The GAO report released Thursday said the Pentagon violated the 2014 Defense Appropriations Act by not giving certain congressional committees 30 days advance notice of the detainee release, as well as another provision that prohibited the Pentagon from using any funds for the release.

The Pentagon spent $988,400 in conducting the release of the five senior-level Taliban commanders from the Guantánamo Bay detainee facility in May, according to the GAO report.

Boehner also seized on the report's conclusion to criticize the administration's judgment at a time when the U.S. is "grappling with the evil terror of the self-proclaimed 'Islamic State' in Syria and Iraq — a group whose leader was once an American detainee, before being released."

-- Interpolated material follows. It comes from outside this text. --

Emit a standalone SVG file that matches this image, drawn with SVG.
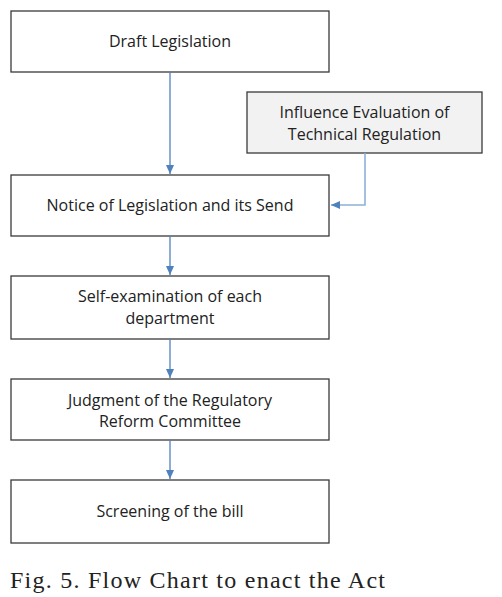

He said the report proves the trade was "yet another reminder" of the White House's habit of "simply ignoring laws it finds inconvenient."

The administration responded to the GAO report on Thursday, maintaining that its actions were legal.

"As Secretary Hagel has testified before Congress, the recovery of Sgt. Bergdahl was conducted lawfully. This decision was made after consultation with the Department of Justice," said Pentagon press secretary Rear Adm. John Kirby.

"The Administration had a fleeting opportunity to protect the life of a U.S. service member held captive and in danger for almost five years. Under these exceptional circumstances, the Administration determined that it was necessary and appropriate to forego 30 days' notice of the transfer in order to obtain Sgt. Bergdahl's safe return," he said.